Travelling by gabarot also opened doors for us, being a starting point for many conversations about the history of the river and the region. The Dordogne, we learnt, had once been a thriving waterway, busy with flat-bottomed gabares bringing wood from the Auvergne and wine from the middle Dordogne downstream to the barrel makers and wine merchants of Libourne and Bordeaux. Virtually every village still has its cobbled quay. Abandoned after the railway put an end to the river traffic in the 1890s, these overgrown quays were ideal places for tranquil lunchtime picnics and leisurely siestas.

Undeterred by Arctic temperatures, our children swam in the sheltered pools of the Dordogne and occasionally beside the boat as we drifted downstream. The closest we came to disaster was when our son scrambled back in over the side one day and came within an inch of capsizing the boat.

When the locals in a bar in Ste-Foy-la- Grande discovered we had arrived from Beaulieu by gabarot, a man was sent to fetch the mayor. A rotund, jovial, red- faced man, the author of two books on the river traffic of the Dordogne, he abandoned his office to give us a personal guided tour of his beloved river museum. Our journey was, he assured us, 'une belle aventure'.

Further downstream we came to the vineyards of St Emilion and Bordeaux and visited the great Chateau de Monbazillac for a free degustation of the finest of all French dessert wines.

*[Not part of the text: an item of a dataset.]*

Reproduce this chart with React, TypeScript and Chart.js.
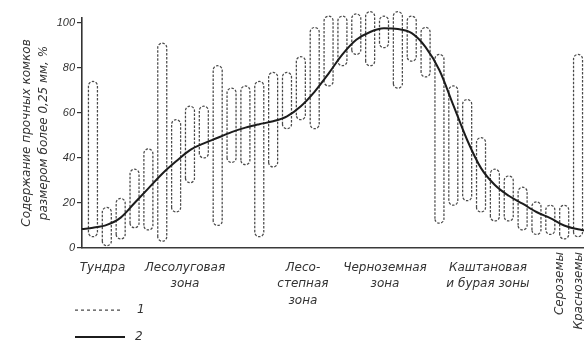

Still further down was Montaigne's chateau and Castillon-la-Bataille, the site of the defeat in 1453 of the English army in the last great engagement of the Hundred Years War. Arriving at these sites by boat or on foot brought them to life: our holiday was a history, geography, natural history and French lesson combined with a dash of adventure training.

When we walked up to visit a village or chateau we left everything in the boat except our valuables, and in two weeks had only one minor theft: a few tins of tuna, some cheese and two bottles of St Emilion. Tent, sleeping bags, lifejackets and clothes had not been touched. It was, we reckoned, a quintessentially French theft.

On the water we had the best of both worlds: all the beauty of the riverside villages and car-free bliss. After two weeks we were tanned, healthy and fit, and the sound of children quarrelling was but a distant memory. By the time we reached our final destination at Libourne we had only one desire: to do the whole thing all over again.